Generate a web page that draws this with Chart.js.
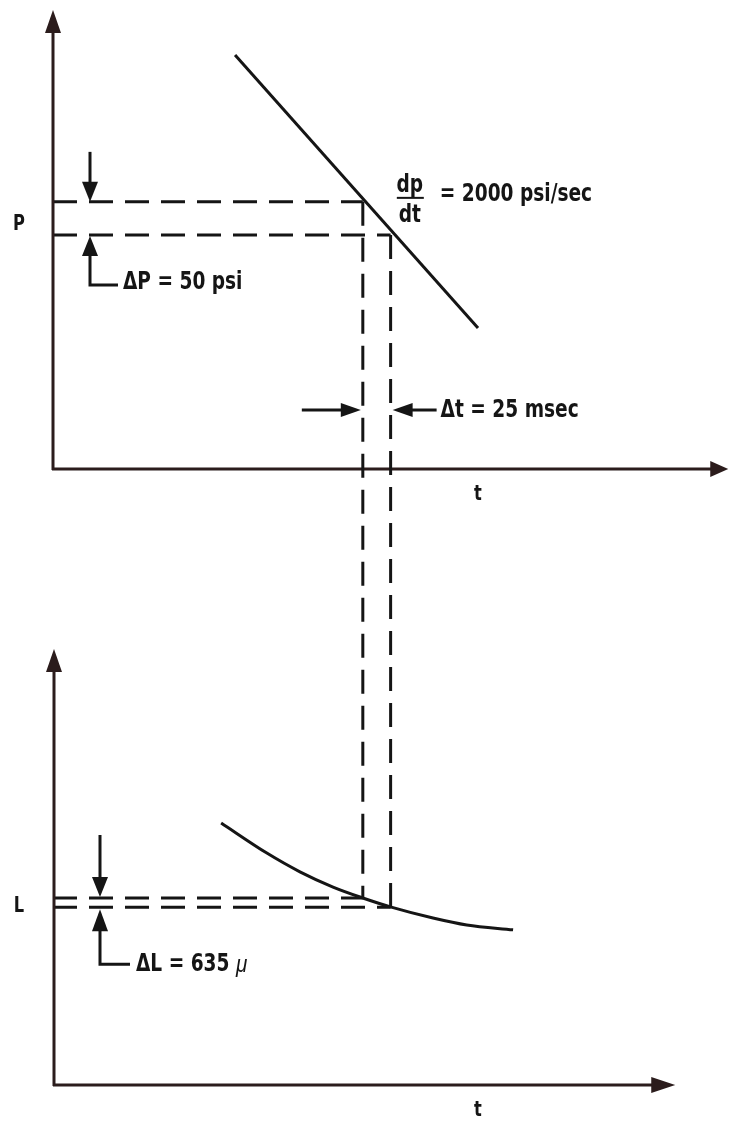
<!DOCTYPE html>
<html>
<head>
<meta charset="utf-8">
<script src="https://cdn.jsdelivr.net/npm/chart.js@4/dist/chart.umd.min.js"></script>
<style>
body{margin:0;background:#fff}
#wrap{width:730px;height:1123px;position:relative}
</style>
</head>
<body>
<div id="wrap"><canvas id="chart"></canvas></div>
<script>
// upper plot: pressure P against time t (straight falling line)
const pressureT = [2.75, 6.42];
const pressureP = [9.02, 3.07];

// lower plot: length L against time t (curve flattening out)
const lengthT = [2.54, 3.23, 3.73, 4.23, 4.68, 5.11, 5.74, 6.25, 6.95];
const lengthL = [6.01, 5.32, 4.89, 4.54, 4.29, 4.08, 3.83, 3.67, 3.56];

// the two read-off instants and the values there
const tMarks = [4.68, 5.10];
const pMarks = [5.82, 5.10];
const lMarks = [4.29, 4.08];

// axis lengths (top plot, bottom plot)
const tAxisEnd = [10.2, 9.4];
const pAxisEnd = 10;
const lAxisEnd = 10;

// texts
const axisNames = ['P', 'L', 't'];
const slopeText = ['dp', 'dt', '= 2000 psi/sec'];
const deltaP = 'ΔP = 50 psi';
const deltaT = 'Δt = 25 msec';
const deltaL = ['ΔL = 635 ', 'μ'];

const ink = '#151515';
const axisInk = '#2b1c1c';
const bold = 'bold 24px "Liberation Sans Narrow", "DejaVu Sans Condensed", sans-serif';
const boldSmall = 'bold 21px "Liberation Sans Narrow", "DejaVu Sans Condensed", sans-serif';
const squeeze = 0.86;  //condensed look of the original lettering

function pts(xs, ys){
    return xs.map((x, i) => ({x: x, y: ys[i]}));
}

//filled triangle arrow head, tip at (x,y), pointing dir: up/down/left/right
function head(ctx, x, y, dir, len, half){
    ctx.beginPath();
    ctx.moveTo(x, y);
    if (dir == 'up'){ ctx.lineTo(x-half, y+len); ctx.lineTo(x+half, y+len); }
    if (dir == 'down'){ ctx.lineTo(x-half, y-len); ctx.lineTo(x+half, y-len); }
    if (dir == 'right'){ ctx.lineTo(x-len, y-half); ctx.lineTo(x-len, y+half); }
    if (dir == 'left'){ ctx.lineTo(x+len, y-half); ctx.lineTo(x+len, y+half); }
    ctx.closePath();
    ctx.fill();
}

function seg(ctx, pts){
    ctx.beginPath();
    ctx.moveTo(pts[0][0], pts[0][1]);
    for (let i = 1; i < pts.length; i++) ctx.lineTo(pts[i][0], pts[i][1]);
    ctx.stroke();
}

//draws narrowed text, returns its drawn width
function text(ctx, s, x, y){
    ctx.save();
    ctx.translate(x, y);
    ctx.scale(squeeze, 1);
    ctx.fillText(s, 0, 0);
    const w = ctx.measureText(s).width * squeeze;
    ctx.restore();
    return w;
}

const sketch = {
    id: 'sketch',
    afterDatasetsDraw(chart){
        const ctx = chart.ctx;
        const xs = chart.scales.x, yP = chart.scales.yP, yL = chart.scales.yL;
        ctx.save();
        ctx.lineCap = 'butt';

        //axes
        ctx.strokeStyle = axisInk;
        ctx.fillStyle = axisInk;
        ctx.lineWidth = 3;
        const x0 = xs.getPixelForValue(0);
        const p0 = yP.getPixelForValue(0), pTop = yP.getPixelForValue(pAxisEnd);
        const l0 = yL.getPixelForValue(0), lTop = yL.getPixelForValue(lAxisEnd);
        const xEndTop = xs.getPixelForValue(tAxisEnd[0]);
        const xEndBot = xs.getPixelForValue(tAxisEnd[1]);
        seg(ctx, [[x0, p0+1], [x0, pTop+15]]);
        head(ctx, x0, pTop, 'up', 23, 8);
        seg(ctx, [[x0-1, p0], [xEndTop-15, p0]]);
        head(ctx, xEndTop, p0, 'right', 18, 8);
        seg(ctx, [[x0+1, l0+1], [x0+1, lTop+15]]);
        head(ctx, x0+1, lTop, 'up', 23, 8);
        seg(ctx, [[x0, l0], [xEndBot-15, l0]]);
        head(ctx, xEndBot, l0, 'right', 24, 8);

        //vertical dashed lines from the top plot down to the bottom one
        ctx.strokeStyle = ink;
        ctx.fillStyle = ink;
        ctx.setLineDash([24, 12]);
        for (let i = 0; i < tMarks.length; i++){
            const x = xs.getPixelForValue(tMarks[i]);
            seg(ctx, [[x, yP.getPixelForValue(pMarks[i])], [x, yL.getPixelForValue(lMarks[i])]]);
        }
        ctx.setLineDash([]);

        //delta P arrows
        const pa = yP.getPixelForValue(pMarks[0]), pb = yP.getPixelForValue(pMarks[1]);
        let ax = x0 + 37;
        seg(ctx, [[ax, pa-50], [ax, pa-18]]);
        head(ctx, ax, pa, 'down', 20, 8);
        head(ctx, ax, pb+1, 'up', 20, 8);
        seg(ctx, [[ax, pb+18], [ax, pb+50], [ax+28, pb+50]]);

        //delta L arrows
        const la = yL.getPixelForValue(lMarks[0]), lb = yL.getPixelForValue(lMarks[1]);
        ax = x0 + 47;
        seg(ctx, [[ax, la-63], [ax, la-19]]);
        head(ctx, ax, la-1, 'down', 20, 8);
        head(ctx, ax, lb+2, 'up', 22, 8);
        seg(ctx, [[ax, lb+20], [ax, lb+57], [ax+30, lb+57]]);

        //delta t arrows
        const t1 = xs.getPixelForValue(tMarks[0]), t2 = xs.getPixelForValue(tMarks[1]);
        const ty = p0 - 59;
        seg(ctx, [[t1-61, ty], [t1-18, ty]]);
        head(ctx, t1-2, ty, 'right', 20, 7);
        head(ctx, t2+2, ty, 'left', 20, 7);
        seg(ctx, [[t2+18, ty], [t2+46, ty]]);

        //texts
        ctx.textBaseline = 'middle';
        ctx.textAlign = 'center';
        ctx.font = boldSmall;
        text(ctx, axisNames[0], x0-34, (pa+pb)/2 + 6);
        text(ctx, axisNames[1], x0-34, (la+lb)/2 + 4);
        text(ctx, axisNames[2], 478, p0 + 26);
        text(ctx, axisNames[2], 478, l0 + 26);

        //dp/dt fraction
        ctx.font = bold;
        text(ctx, slopeText[0], t1+47, pa-16);
        text(ctx, slopeText[1], t1+47, pa+14);
        ctx.lineWidth = 2;
        seg(ctx, [[t1+34, pa-4], [t1+61, pa-4]]);
        ctx.textAlign = 'left';
        text(ctx, slopeText[2], t1+77, pa-7);

        text(ctx, deltaP, x0+70, pb+48);
        text(ctx, deltaT, t2+50, ty+1);
        const w = text(ctx, deltaL[0], x0+83, lb+58);
        ctx.font = 'italic 24px "Liberation Sans", "DejaVu Sans", sans-serif';
        text(ctx, deltaL[1], x0+83+w, lb+58);

        ctx.restore();
    }
};

const dash = [24, 12];
const datasets = [
    {data: pts(pressureT, pressureP), yAxisID: 'yP'},
    {data: pts(lengthT, lengthL), yAxisID: 'yL', cubicInterpolationMode: 'monotone'},
];
for (let i = 0; i < tMarks.length; i++){
    datasets.push({data: pts([0, tMarks[i]], [pMarks[i], pMarks[i]]), yAxisID: 'yP', borderDash: dash});
    datasets.push({data: pts([0, tMarks[i]], [lMarks[i], lMarks[i]]), yAxisID: 'yL', borderDash: dash});
}
datasets.forEach(d => {
    d.showLine = true;
    d.pointRadius = 0;
    d.borderColor = ink;
    d.borderWidth = 3;
    d.fill = false;
});

new Chart(document.getElementById('chart'), {
    type: 'scatter',
    data: {datasets: datasets},
    options: {
        responsive: true,
        maintainAspectRatio: false,
        animation: false,
        events: [],
        layout: {padding: {left: 53, right: 15, top: 10, bottom: 38}},
        plugins: {legend: {display: false}, tooltip: {enabled: false}},
        scales: {
            x: {type: 'linear', min: 0, max: 10, display: false},
            yP: {type: 'linear', position: 'left', min: -13.42, max: 10, display: false},
            yL: {type: 'linear', position: 'left', min: 0, max: 24.66, display: false}
        }
    },
    plugins: [sketch]
});
</script>
</body>
</html>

-----

_Exercise directions_:
Give every line of the material that includes the string "draws".

_Response to this task_:
Generate a web page that draws this with Chart.js.
//draws narrowed text, returns its drawn width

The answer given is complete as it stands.